Setelah semua surat suara dibacakan dan suara dihitung, pengawas akhir menusuk setiap surat suara dengan jarum melalui kata Eligo dan menyatukannya dengan tali. Ujung tali diikat dengan simpul, dan surat suara disimpan untuk diamankan.

Mayoritas yang Diperlukan

Untuk memilih Paus baru, dibutuhkan mayoritas dua pertiga. Untuk konklaf mendatang pada hari Rabu, 7 Mei, itu berarti setidaknya dibutuhkan 89 suara dari 133 elektor.

Terlepas dari apakah seorang Paus terpilih, para penyeleksi dengan cermat memeriksa penghitungan dan memeriksa catatan yang dibuat oleh para pengawas untuk memastikan semuanya dilakukan dengan benar. Setelah ini, sebelum para elektor meninggalkan Kapel Sistina, semua surat suara dibakar dalam tungku besi cor yang pertama kali digunakan dalam konklaf tahun 1939. Para pengawas menangani ini dengan bantuan dari sekretaris Kolese dan petugas upacara, yang dipanggil oleh diakon senior.

Tungku kedua, dipasang pada tahun 2005, dihubungkan ke cerobong asap yang terlihat dari Lapangan Santo Petrus. Di sinilah bahan kimia ditambahkan untuk mewarnai asap: hitam jika tidak ada Paus yang terpilih, putih jika ada. Jika dua pemungutan suara diadakan secara berurutan, surat suara dari keduanya dibakar bersama-sama di akhir putaran kedua.

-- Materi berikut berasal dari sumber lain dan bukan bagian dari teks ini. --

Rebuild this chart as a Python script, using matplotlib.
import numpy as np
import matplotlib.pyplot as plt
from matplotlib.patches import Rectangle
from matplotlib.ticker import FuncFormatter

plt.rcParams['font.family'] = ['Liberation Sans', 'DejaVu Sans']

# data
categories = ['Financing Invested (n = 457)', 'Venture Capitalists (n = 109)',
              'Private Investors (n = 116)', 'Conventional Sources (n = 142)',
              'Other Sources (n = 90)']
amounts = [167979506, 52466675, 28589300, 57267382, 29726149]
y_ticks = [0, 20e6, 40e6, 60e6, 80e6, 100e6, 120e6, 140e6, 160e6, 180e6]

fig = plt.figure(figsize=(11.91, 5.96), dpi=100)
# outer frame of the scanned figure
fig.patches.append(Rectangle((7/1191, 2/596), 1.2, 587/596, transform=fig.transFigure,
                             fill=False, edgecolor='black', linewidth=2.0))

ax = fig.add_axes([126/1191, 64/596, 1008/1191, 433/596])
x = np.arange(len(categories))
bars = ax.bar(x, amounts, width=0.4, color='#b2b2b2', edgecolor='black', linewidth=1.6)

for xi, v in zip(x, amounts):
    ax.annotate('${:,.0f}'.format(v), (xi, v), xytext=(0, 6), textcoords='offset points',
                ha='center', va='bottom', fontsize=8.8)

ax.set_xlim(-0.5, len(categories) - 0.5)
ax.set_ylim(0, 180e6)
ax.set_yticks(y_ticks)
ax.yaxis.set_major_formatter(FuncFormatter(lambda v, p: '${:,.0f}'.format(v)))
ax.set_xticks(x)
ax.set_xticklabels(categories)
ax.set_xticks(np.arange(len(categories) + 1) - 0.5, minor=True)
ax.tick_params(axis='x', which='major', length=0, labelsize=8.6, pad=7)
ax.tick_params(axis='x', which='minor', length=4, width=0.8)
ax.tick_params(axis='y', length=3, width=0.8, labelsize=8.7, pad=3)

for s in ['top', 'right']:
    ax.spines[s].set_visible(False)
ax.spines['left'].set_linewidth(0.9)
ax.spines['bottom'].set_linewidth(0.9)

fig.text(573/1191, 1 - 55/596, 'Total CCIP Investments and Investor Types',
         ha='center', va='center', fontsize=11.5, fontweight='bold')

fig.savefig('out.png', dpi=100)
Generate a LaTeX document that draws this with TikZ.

Putaran Pemungutan Suara dan Jeda Spiritual

Pemungutan suara berlangsung empat kali sehari - dua kali di pagi hari, dua kali di sore hari. Jika, setelah tiga hari, tidak ada kandidat yang terpilih, pemungutan suara dihentikan selama satu hari untuk berdoa, berdiskusi informal, dan nasihat rohani singkat oleh kardinal diakon senior.

Pemungutan suara kemudian dilanjutkan. Setelah setiap tujuh putaran tambahan tanpa hasil, jeda dan seruan lainnya menyusul - pertama oleh kardinal senior, dan kemudian, jika perlu, oleh kardinal senior, uskup.

Jika masih belum ada Paus yang terpilih setelah 21 suara, jeda terakhir untuk berdoa, berdialog, dan merenung dilakukan. Pada titik ini, pemungutan suara terus berlanjut — tetapi para kardinal hanya dapat memilih di antara dua kandidat yang memperoleh suara terbanyak di babak sebelumnya. Bahkan setelah itu, mayoritas dua pertiga masih diperlukan, dan kedua kandidat yang dimaksud tidak diperbolehkan memberikan suara.